Another performance at BAC, presented by They Are Here on the same evening, started with a book that told you, in first person, that two siblings had been hiding in the building for several weeks, as if invisible ghosts, and to follow the post-it note trail to encounter them. From there there was indeed a trail of post-it notes on the wall, which led you on a hunt down corridors and up staircases. The two sisters had alternated writing the post-it notes, so that they sometimes work as a dialogue, sometimes as echoing observations of what the ghostly presences have observed while hanging out in the building.

This builds up both a sense of the characters and their relationship, as well as an insider's perspective on gossip and various opinions and habits of the staff and employees of the theatre.
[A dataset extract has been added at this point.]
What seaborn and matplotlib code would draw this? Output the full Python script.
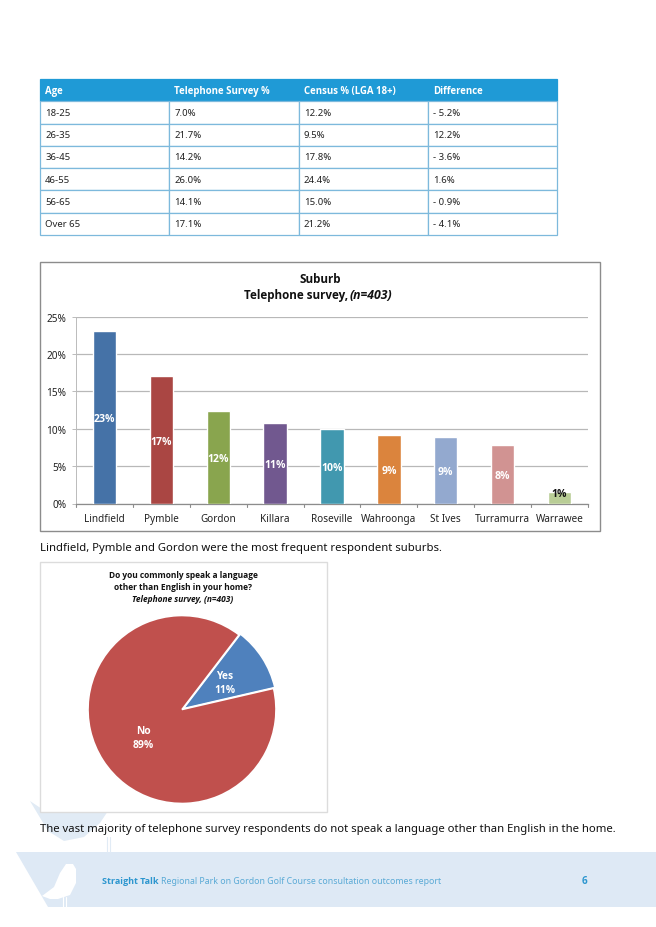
import matplotlib
matplotlib.use("Agg")
import matplotlib.pyplot as plt
import pandas as pd
import seaborn as sns
from matplotlib.patches import Polygon, Rectangle

W, H = 656, 928
table_header = ["Age", "Telephone Survey %", "Census % (LGA 18+)", "Difference"]
age_groups = ["18-25", "26-35", "36-45", "46-55", "56-65", "Over 65"]
telephone = ["7.0%", "21.7%", "14.2%", "26.0%", "14.1%", "17.1%"]
census = ["12.2%", "9.5%", "17.8%", "24.4%", "15.0%", "21.2%"]
difference = ["- 5.2%", "12.2%", "- 3.6%", "1.6%", "- 0.9%", "- 4.1%"]

suburbs = ["Lindfield", "Pymble", "Gordon", "Killara", "Roseville",
           "Wahroonga", "St Ives", "Turramurra", "Warrawee"]
suburb_values = [23.0, 17.0, 12.4, 10.7, 10.0, 9.2, 8.9, 7.8, 1.5]
suburb_labels = ["23%", "17%", "12%", "11%", "10%", "9%", "9%", "8%", "1%"]
suburb_colors = ["#4572A7", "#AA4643", "#89A54E", "#71588F", "#4198AF",
                 "#DB843D", "#93A9CF", "#D19392", "#B9CD96"]
label_colors = ["white"] * 8 + ["#111111"]

pie_labels = ["Yes", "No"]
pie_values = [11, 89]
pie_colors = ["#4F81BD", "#C0504D"]

sns.set_theme(style="white")
plt.rcParams["font.family"] = ["Noto Sans", "DejaVu Sans"]
TXT = "#222222"
BOLD = ["Open Sans", "DejaVu Sans"]

def axes_px(fig, x0, y0, x1, y1, **kw):
    return fig.add_axes([x0 / W, 1 - y1 / H, (x1 - x0) / W, (y1 - y0) / H], **kw)

fig = plt.figure(figsize=(W / 100, H / 100), dpi=100, facecolor="white")

# page layer: pixel coordinates, y downwards
page = axes_px(fig, 0, 0, W, H)
page.set_xlim(0, W); page.set_ylim(H, 0); page.axis("off")
BAND = "#DEE9F5"
PALE = "#E1EBF5"
# pale bird behind the pie panel
page.add_patch(Polygon([(30, 802), (42, 810), (60, 812), (80, 812), (112, 806), (100, 824),
                       (84, 838), (64, 842), (48, 832)], fc=PALE, ec="none"))
page.plot([107, 107], [838, 853], color=PALE, lw=0.8)
page.plot([110, 110], [838, 853], color=PALE, lw=0.8)
page.add_patch(Polygon([(16, 853), (656, 853), (656, 908), (48, 908)], fc=BAND, ec="none"))
# white bird in the footer
page.add_patch(Polygon([(42, 897), (54, 888), (60, 874), (66, 865), (73, 865), (76, 870),
                       (76, 884), (70, 896), (58, 900), (50, 900)], fc="white", ec="none"))
page.plot([63, 63], [898, 908], color="white", lw=0.8)
page.plot([66, 66], [898, 908], color="white", lw=0.8)

page.text(39.5, 549, "Lindfield, Pymble and Gordon were the most frequent respondent suburbs.",
          fontsize=8.12, color="#111111", va="center")
page.text(39.5, 830, "The vast majority of telephone survey respondents do not speak a language "
          "other than English in the home.", fontsize=8.12, color="#111111", va="center")
page.text(102, 882, "Straight Talk", fontsize=6.5, fontweight="bold", family=BOLD,
          color="#2C96CF", va="center")
page.text(161, 882, "Regional Park on Gordon Golf Course consultation outcomes report",
          fontsize=6.3, color="#5AAAD6", va="center")
page.text(584, 882, "6", fontsize=7, fontweight="bold", family=BOLD, color="#2C96CF",
          ha="center", va="center")

# panels
page.add_patch(Rectangle((40, 263), 560, 269, fc="white", ec="#8C8C8C", lw=1, zorder=2))
page.add_patch(Rectangle((40, 563), 287, 250, fc="white", ec="#DCDCDC", lw=1, zorder=2))

# table
tab_ax = axes_px(fig, 40, 80, 557, 236)
tab_ax.axis("off")
rows = [list(r) for r in zip(age_groups, telephone, census, difference)]
table = tab_ax.table(cellText=rows, colLabels=table_header, cellLoc="left", colLoc="left",
                     colWidths=[0.25] * 4, bbox=[0, 0, 1, 1])
table.auto_set_font_size(False)
for (r, c), cell in table.get_celld().items():
    cell.set_edgecolor("#7DB9DC")
    cell.set_linewidth(0.9)
    cell.PAD = 0.04
    t = cell.get_text()
    t.set_fontsize(6.9)
    t.set_color("#222222")
    if r == 0:
        cell.set_facecolor("#1F9AD6")
        cell.set_edgecolor("#1F9AD6")
        t.set_color("white")
        t.set_fontweight("bold")
        t.set_family(BOLD)

# bar chart
bar_ax = axes_px(fig, 76, 317.5, 588, 504.5)
df = pd.DataFrame({"Suburb": suburbs, "Share": suburb_values})
sns.barplot(data=df, x="Suburb", y="Share", hue="Suburb", palette=suburb_colors,
            order=suburbs, hue_order=suburbs, width=0.41, legend=False, saturation=1,
            ax=bar_ax, zorder=3)
bar_ax.set_xlim(-0.5, len(suburbs) - 0.5)
bar_ax.set_ylim(0, 25)
bar_ax.set_yticks(range(0, 30, 5))
bar_ax.set_yticklabels([f"{v}%" for v in range(0, 30, 5)], fontsize=7.2, color=TXT)
bar_ax.set_xticks(range(len(suburbs)))
bar_ax.set_xticklabels(suburbs, fontsize=7.2, color=TXT)
bar_ax.set_xlabel(""); bar_ax.set_ylabel("")
bar_ax.grid(axis="y", color="#B8B8B8", lw=0.9, zorder=0)
bar_ax.set_axisbelow(True)
bar_ax.patch.set_alpha(0)
for s in ("top", "right"):
    bar_ax.spines[s].set_visible(False)
bar_ax.spines["left"].set_color("#BBBBBB")
bar_ax.spines["left"].set_linewidth(0.7)
bar_ax.spines["bottom"].set_color("#8C8C8C")
bar_ax.spines["bottom"].set_linewidth(0.9)
bar_ax.tick_params(axis="x", length=0, pad=7)
bar_ax.tick_params(axis="y", length=3, width=0.7, color="#BBBBBB", pad=4, left=True)
for b in [i - 0.5 for i in range(len(suburbs) + 1)]:
    bar_ax.plot([b, b], [0, -0.5], color="#8C8C8C", lw=0.8, clip_on=False, zorder=4)
for i, (v, lab, col) in enumerate(zip(suburb_values, suburb_labels, label_colors)):
    bar_ax.text(i, max(v / 2 - 0.2, 1.4), lab, ha="center", va="center", fontsize=7.6,
                fontweight="bold", family=BOLD, color=col, zorder=5)
page.text(320, 280, "Suburb", fontsize=8.4, fontweight="bold", family=BOLD, color="#111111",
          ha="center", va="center", zorder=3)
page.text(348, 296, "Telephone survey,", fontsize=8.4, fontweight="bold", family=BOLD,
          color="#111111", ha="right", va="center", zorder=3)
page.text(350, 296, "(n=403)", fontsize=8.8, fontweight="bold", style="italic", family=BOLD,
          color="#111111", ha="left", va="center", zorder=3)

# pie chart
pie_ax = axes_px(fig, 82, 610.5, 282, 810.5)
wedges, _ = pie_ax.pie(pie_values, colors=pie_colors, startangle=13, radius=0.94,
                       explode=[0.015, 0], center=(0, 0),
                       wedgeprops={"edgecolor": "white", "linewidth": 1.2})
pie_ax.set_xlim(-1, 1); pie_ax.set_ylim(-1, 1); pie_ax.set_aspect("equal")
pie_ax.text(0.43, 0.27, f"{pie_labels[0]}\n{pie_values[0]}%", color="white", fontsize=7.4,
            fontweight="bold", family=BOLD, ha="center", va="center", linespacing=1.45)
pie_ax.text(-0.39, -0.28, f"{pie_labels[1]}\n{pie_values[1]}%", color="white", fontsize=7.4,
            fontweight="bold", family=BOLD, ha="center", va="center", linespacing=1.45)
page.text(183, 576, "Do you commonly speak a language", fontsize=6.0, fontweight="bold",
          family=BOLD, color="#111111", ha="center", va="center", zorder=3)
page.text(183, 588, "other than English in your home?", fontsize=6.0, fontweight="bold",
          family=BOLD, color="#111111", ha="center", va="center", zorder=3)
page.text(183, 600, "Telephone survey, (n=403)", fontsize=6.0, fontweight="bold",
          style="italic", family=BOLD, color="#111111", ha="center", va="center", zorder=3)

fig.savefig("out.png", dpi=100)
So it ingeniously fees our paparazzi curiosity about other people's lives on two levels at the same time. Then when you get to the end of the trail, you find yourself at a locked door, with the instruction to write a question on a post-it note and put it under the door, then wait for an answer. The answer eventually gets pushed back with some cryptic magazine clipping and scrawled note. Another quite ingenious encounter.
Less successful was a solo performance by Ed Rapley for one audience member at a time - but I have to take responsibility if it was less than stimulating. You walk into a large room, empty apart from a man sitting on a chair with his eyes closed and his hands pointing at an empty chair opposite him. When (or if) you sit on the chair, he says that when he opens his eyes he will say whatever first comes into his head. Which he does. And from what I overheard from other audience members, most of us get a word or a sentence, which may be more or less correct as an uncensored observation. And that's interesting enough. But what's more interesting is what happens next.

It's meant to be a minute long performance, but most, like me, are so trained at being a passive observer when in audience mode that the tendency is to smile and walk out as the performance is finished. I've heard though that the piece is more interesting when the audience member chooses to respond, which is an interesting prospect. What happens to theatre when the audience member takes over?!